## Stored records
[BEGIN]

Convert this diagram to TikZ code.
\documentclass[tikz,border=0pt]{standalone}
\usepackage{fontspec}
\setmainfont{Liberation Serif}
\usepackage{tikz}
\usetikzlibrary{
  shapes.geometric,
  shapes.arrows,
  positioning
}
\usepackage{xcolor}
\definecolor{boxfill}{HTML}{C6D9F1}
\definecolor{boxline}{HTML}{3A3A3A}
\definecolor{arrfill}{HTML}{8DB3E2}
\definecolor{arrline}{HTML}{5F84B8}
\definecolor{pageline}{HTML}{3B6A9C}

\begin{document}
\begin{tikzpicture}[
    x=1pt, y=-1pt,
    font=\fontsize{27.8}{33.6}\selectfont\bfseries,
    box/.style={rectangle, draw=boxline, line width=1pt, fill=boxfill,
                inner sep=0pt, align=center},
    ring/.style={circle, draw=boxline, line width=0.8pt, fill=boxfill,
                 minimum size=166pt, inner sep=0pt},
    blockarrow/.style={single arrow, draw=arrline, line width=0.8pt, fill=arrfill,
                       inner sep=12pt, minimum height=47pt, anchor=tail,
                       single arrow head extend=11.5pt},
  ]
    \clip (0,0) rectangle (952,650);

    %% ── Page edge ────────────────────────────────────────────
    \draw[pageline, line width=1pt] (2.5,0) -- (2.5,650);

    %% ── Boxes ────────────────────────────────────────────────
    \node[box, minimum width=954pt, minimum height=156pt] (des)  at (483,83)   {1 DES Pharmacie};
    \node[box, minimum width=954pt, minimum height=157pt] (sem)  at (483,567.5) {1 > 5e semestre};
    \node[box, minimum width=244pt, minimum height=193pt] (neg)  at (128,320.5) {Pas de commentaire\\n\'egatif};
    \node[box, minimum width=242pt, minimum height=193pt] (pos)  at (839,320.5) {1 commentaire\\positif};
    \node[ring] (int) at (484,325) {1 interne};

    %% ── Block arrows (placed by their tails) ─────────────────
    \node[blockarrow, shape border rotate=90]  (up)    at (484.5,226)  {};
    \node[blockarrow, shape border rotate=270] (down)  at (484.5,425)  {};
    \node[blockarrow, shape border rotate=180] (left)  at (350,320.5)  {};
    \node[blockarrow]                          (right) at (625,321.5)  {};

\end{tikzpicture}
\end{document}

[END]
[BEGIN]

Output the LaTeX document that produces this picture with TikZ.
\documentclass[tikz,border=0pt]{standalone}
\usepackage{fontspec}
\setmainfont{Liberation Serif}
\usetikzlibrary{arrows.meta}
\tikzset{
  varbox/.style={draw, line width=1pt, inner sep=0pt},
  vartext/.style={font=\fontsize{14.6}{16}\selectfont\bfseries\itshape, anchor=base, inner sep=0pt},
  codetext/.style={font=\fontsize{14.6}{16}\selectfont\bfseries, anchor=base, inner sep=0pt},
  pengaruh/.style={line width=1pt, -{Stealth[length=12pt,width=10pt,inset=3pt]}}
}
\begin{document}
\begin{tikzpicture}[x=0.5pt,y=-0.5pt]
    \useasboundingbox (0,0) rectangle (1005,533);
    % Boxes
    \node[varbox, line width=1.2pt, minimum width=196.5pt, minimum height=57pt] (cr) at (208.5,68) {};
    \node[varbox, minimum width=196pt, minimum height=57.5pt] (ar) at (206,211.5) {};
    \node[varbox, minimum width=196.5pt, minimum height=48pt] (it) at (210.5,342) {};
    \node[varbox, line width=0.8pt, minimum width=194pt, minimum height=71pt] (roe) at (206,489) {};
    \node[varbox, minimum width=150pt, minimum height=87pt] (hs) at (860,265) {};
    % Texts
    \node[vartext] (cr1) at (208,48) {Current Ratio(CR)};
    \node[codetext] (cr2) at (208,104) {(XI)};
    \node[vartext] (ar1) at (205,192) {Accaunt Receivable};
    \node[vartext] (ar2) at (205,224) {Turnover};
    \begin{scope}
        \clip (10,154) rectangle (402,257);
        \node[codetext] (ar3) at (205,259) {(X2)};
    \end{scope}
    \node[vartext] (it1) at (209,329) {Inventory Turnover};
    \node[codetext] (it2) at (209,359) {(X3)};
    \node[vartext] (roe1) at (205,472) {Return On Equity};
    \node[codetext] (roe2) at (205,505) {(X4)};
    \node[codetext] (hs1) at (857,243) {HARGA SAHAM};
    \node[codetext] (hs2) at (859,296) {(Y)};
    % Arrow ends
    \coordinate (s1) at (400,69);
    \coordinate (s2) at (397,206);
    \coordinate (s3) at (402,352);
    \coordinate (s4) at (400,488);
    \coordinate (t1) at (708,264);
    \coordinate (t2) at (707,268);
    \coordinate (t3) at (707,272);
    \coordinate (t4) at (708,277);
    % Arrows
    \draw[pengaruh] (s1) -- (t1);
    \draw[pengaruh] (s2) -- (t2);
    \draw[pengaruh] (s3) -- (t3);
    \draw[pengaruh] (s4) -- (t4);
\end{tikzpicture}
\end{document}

[END]

Of the lines above, copy each that contains "this".

## Answer to the task
Convert this diagram to TikZ code.
Output the LaTeX document that produces this picture with TikZ.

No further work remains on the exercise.